Herr Creutzig, am Montag wird der dritte Teil des neuen Weltklimaberichts veröffentlicht, in dem Maßnahmen zur Bekämpfung des Klimawandels vorgestellt werden. Sie sind einer der Leitautoren. Können Sie schon mehr dazu verraten?


Es gilt leider noch ein striktes Embargo bis zur Veröffentlichung des Berichts, was die Inhalte betrifft. Was aber sicher ist: Wir müssen sehr viel sofort umsetzen, damit wir die Ziele des Pariser Klimaabkommens überhaupt noch erreichen können.


Wie viel Zeit bleibt uns denn noch?


Die Klimaschutzpfade, die mit den Zielen des Pariser Abkommens kompatibel sind, sagen alle, dass wir die nächsten 30 bis 40 Jahre auf netto null Emissionen runtermüssen. Das ist der Zeitrahmen. Einige Maßnahmen sind sofort wirksam. Andere Maßnahmen, die jetzt getroffen werden sollten, brauchen mehrere Jahre bis Jahrzehnte, um wirksam zu werden.

Unternimmt Deutschland denn genug, was den Klimaschutz betrifft?


Die neue Bundesregierung hat sich auf jeden Fall auf die Agenda geschrieben, mehr zu machen und hat ermutigende Signale gesetzt. Doch gerade im Mobilitätsbereich passiert viel zu wenig. Da stagnieren die Emissionen bereits seit zwei Jahrzehnten. Ein Beispiel: Die Motoren sind zwar effizienter geworden, doch das wird kompensiert durch immer größere und schwerere Autos, die eigentlich wenig realen Nutzen haben. Besorgniserregend ist aber auch das aktuelle Handeln in der derzeitigen geopolitischen Lage.

Also was den russischen Angriffskrieg in der Ukraine betrifft?

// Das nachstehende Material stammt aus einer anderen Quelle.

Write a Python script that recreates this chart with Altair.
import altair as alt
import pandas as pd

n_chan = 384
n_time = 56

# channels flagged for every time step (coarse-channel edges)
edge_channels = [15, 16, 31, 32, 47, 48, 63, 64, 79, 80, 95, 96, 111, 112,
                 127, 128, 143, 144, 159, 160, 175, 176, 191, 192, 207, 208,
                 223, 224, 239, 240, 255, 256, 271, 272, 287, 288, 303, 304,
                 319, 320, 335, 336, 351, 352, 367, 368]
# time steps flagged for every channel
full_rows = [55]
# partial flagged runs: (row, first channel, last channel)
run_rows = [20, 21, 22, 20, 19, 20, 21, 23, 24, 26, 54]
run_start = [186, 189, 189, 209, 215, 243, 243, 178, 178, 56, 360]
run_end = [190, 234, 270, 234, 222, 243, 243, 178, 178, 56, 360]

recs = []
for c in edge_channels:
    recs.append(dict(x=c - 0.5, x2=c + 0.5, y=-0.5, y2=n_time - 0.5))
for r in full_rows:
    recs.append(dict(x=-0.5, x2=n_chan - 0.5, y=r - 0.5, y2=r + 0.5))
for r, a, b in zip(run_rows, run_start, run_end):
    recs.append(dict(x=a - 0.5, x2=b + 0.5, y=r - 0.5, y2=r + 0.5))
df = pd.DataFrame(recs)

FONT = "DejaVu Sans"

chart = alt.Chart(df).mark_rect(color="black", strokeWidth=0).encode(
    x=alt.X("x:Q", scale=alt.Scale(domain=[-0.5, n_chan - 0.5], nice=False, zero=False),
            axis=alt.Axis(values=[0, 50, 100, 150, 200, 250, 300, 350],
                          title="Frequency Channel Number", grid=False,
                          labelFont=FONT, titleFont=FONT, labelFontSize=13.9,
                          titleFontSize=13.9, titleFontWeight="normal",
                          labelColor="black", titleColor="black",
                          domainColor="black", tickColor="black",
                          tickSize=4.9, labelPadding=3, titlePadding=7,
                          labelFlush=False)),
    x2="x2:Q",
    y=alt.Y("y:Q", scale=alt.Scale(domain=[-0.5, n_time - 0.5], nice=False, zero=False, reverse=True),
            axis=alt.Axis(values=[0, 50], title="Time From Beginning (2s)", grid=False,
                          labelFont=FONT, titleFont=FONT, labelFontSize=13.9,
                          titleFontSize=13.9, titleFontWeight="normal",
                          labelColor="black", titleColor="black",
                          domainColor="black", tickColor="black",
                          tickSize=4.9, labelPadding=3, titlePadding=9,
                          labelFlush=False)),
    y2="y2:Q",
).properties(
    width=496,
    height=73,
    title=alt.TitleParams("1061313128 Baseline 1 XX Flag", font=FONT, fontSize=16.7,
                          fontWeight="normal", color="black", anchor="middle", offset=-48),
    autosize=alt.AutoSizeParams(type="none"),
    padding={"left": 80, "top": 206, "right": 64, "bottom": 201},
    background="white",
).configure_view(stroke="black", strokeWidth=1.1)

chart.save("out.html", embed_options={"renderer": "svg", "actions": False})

Genau. Die Frage ist ja: Wo kriegt Deutschland jetzt fossile Rohstoffe her? Es wird jetzt mit anderen Ländern verhandelt. Aber genauso wichtig: Welche Möglichkeiten gibt es, auf fossile Rohstoffe zu verzichten. Da könnte und sollte viel mehr passieren.

Können Sie da Beispiele nennen?


Wir könnten es wie Italien machen: Also, dass man ein bis zwei Grad weniger wärmt. Das ist tatsächlich sehr effektiv. Gerade um die Abhängigkeit vom russischen Gas zu senken und gleichzeitig weniger Treibhausgasemissionen zu produzieren. Im Gasbereich könnte man allein dadurch mehr als zehn Prozent der russischen Gasimporte einsparen. Sinnvoll sind auch autofreie Sonntage oder ein Tempolimit, auch wenn dieses nur zeitlich begrenzt ist. Und dann gibt es natürlich eine ganze Reihe von Maßnahmen, wie Fahrradwege verbessern, temporäre Radfahrstreifen – auch Pop-up-Bike-Lanes genannt – einführen und mehr. Allein im Mobilitätsbereich lassen sich 60 Prozent der russischen Ölimporte sofort kompensieren.

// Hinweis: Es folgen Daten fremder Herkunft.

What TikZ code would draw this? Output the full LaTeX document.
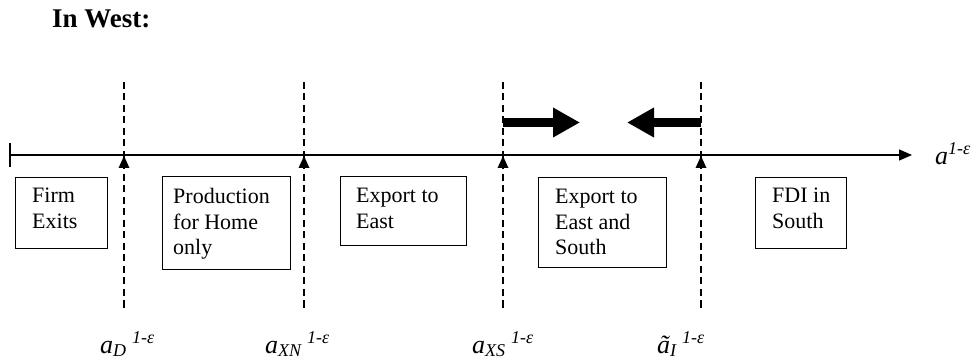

Dafür kommt jetzt ein Tankrabatt.


Ja, das ist das ungefähr Schlechtmöglichste, was man hätte machen können. Die Abhängigkeit von fossilen Treibstoffen bleibt bestehen, Mineralölfirmen werden weiter finanziert und dann ist es auch noch sozial ungerecht, weil die Wohlhabendsten, die mehr und schwerere Autos besitzen, am meisten vom Rabatt profitieren.

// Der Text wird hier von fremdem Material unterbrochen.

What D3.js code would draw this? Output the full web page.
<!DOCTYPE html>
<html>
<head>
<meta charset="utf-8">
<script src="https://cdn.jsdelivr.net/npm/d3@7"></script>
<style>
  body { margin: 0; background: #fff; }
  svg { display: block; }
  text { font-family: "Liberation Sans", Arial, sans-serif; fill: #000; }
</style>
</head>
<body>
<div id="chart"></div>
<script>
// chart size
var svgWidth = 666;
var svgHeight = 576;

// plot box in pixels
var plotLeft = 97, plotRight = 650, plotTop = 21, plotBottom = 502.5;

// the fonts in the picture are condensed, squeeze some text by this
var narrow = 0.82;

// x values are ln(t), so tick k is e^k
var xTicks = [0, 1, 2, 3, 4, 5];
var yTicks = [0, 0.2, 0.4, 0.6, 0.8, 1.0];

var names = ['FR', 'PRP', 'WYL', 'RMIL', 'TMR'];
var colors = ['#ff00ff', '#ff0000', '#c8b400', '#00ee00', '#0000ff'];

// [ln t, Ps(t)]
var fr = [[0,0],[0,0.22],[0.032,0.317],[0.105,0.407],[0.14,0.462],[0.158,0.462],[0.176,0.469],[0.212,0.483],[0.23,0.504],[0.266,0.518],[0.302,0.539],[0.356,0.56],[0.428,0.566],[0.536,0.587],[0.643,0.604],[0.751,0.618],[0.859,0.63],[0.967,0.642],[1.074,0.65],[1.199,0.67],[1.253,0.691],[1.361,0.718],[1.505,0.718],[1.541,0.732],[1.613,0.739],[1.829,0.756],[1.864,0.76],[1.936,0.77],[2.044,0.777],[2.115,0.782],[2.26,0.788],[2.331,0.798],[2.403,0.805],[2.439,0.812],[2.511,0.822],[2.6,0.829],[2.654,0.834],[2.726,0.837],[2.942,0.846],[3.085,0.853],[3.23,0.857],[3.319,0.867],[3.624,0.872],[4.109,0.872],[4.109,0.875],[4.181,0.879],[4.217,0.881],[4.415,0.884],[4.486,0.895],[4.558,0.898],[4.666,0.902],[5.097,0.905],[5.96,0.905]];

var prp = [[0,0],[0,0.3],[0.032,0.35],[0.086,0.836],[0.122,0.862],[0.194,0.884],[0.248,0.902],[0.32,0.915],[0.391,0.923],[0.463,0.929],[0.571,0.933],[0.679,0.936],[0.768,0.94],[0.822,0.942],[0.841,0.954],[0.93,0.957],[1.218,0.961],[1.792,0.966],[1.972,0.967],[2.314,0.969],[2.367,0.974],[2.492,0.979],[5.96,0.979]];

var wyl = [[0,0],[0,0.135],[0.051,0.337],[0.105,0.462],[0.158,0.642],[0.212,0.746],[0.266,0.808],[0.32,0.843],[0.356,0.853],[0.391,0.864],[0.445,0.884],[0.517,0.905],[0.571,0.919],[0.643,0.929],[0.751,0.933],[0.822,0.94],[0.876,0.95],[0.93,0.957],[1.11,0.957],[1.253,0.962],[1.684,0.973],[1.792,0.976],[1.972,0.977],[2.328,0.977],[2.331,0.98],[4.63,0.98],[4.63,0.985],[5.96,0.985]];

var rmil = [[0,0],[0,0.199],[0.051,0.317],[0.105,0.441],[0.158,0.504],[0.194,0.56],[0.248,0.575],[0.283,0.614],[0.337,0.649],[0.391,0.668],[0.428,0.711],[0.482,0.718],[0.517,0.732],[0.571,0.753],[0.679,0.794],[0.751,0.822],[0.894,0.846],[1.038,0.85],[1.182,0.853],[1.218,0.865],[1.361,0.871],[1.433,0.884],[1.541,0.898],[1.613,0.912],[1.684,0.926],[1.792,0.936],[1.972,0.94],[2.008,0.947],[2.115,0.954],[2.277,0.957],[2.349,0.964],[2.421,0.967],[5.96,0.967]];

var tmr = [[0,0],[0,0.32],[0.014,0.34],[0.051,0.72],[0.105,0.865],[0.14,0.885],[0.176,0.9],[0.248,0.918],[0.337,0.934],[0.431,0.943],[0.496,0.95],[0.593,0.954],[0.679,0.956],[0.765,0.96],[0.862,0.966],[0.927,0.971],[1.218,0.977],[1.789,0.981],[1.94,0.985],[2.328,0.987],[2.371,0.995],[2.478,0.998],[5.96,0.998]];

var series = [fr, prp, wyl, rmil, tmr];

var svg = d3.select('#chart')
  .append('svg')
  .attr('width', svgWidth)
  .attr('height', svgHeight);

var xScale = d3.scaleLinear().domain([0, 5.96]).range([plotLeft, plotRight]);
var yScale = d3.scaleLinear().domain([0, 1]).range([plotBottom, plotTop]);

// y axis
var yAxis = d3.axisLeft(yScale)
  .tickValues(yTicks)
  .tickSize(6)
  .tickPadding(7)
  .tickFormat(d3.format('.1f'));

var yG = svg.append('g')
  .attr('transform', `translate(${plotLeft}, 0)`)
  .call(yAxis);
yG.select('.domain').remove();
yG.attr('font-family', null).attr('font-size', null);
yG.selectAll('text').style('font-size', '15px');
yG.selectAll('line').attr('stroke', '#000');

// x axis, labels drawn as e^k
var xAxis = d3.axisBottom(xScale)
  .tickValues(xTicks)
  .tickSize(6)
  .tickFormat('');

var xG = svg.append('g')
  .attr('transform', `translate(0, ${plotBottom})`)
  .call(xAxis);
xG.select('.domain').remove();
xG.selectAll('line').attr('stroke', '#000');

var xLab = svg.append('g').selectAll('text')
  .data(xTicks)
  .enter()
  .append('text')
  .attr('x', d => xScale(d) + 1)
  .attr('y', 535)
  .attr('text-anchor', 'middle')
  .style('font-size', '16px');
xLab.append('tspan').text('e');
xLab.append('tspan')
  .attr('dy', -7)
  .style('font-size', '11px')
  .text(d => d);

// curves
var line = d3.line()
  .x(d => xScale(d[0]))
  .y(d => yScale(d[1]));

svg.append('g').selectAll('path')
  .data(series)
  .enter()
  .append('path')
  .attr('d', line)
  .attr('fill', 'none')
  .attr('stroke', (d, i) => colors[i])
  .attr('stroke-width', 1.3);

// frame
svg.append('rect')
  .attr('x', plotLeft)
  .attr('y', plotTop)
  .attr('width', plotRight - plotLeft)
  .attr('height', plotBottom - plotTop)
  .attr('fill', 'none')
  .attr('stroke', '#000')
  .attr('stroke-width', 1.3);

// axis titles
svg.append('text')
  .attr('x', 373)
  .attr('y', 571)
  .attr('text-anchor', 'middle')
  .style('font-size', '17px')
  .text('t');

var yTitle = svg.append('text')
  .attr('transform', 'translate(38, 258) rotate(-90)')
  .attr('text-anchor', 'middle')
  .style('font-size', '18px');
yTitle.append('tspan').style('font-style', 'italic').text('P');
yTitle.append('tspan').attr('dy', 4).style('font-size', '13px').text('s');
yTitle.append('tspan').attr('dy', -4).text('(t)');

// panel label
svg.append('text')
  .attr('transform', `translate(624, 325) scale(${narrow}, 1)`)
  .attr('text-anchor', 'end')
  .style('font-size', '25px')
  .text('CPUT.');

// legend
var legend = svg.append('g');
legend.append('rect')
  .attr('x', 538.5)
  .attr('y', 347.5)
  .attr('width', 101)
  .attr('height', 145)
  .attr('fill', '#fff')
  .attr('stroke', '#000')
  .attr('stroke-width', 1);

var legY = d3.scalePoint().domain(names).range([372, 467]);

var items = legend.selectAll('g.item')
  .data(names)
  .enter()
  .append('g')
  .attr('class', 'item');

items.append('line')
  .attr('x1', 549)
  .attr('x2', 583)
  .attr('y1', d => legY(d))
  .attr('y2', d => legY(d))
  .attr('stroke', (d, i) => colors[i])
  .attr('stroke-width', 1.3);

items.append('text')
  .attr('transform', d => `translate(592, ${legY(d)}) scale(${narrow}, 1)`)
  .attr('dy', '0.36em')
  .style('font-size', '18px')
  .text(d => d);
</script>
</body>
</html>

Ist es für Sie als Wissenschaftler frustrierend, an einem 1000-seitigen Bericht zu Maßnahmen zur Bekämpfung des Klimawandels zu arbeiten und gleichzeitig zu sehen, dass die Politik noch zu wenig unternimmt?


Viele Maßnahmen müssten schneller implementiert werden, das stimmt. Bestimmte Maßnahmen brauchen aber auch ihre Zeit, um die volle Wirksamkeit entfalten zu können. Da hilft auch das Hadern wenig. Problematischer ist, wenn tatsächlich gleichzeitig Maßnahmen getroffen werden, die in die entgegengesetzte Richtung zielen wie dieser Tankrabatt. Frustrierend ist auch, dass die EU-Kommission den „Green Deal“, also die EU-Agrarreform, zum Teil aussetzt. Eigentlich sollten die EU-Länder ja ihren Pestizideinsatz bis 2030 um die Hälfte reduzieren und zusätzliche ökologische Flächen für den Naturschutz schaffen. Diese Maßnahmen werden jetzt auf Eis gelegt. Die Begründung ist, dass man die Ernährungssicherheit aufgrund des Ukraine-Kriegs sicherstellen will. Dass diese wichtigen Maßnahmen jetzt nicht umgesetzt werden, ist tatsächlich sehr enttäuschend.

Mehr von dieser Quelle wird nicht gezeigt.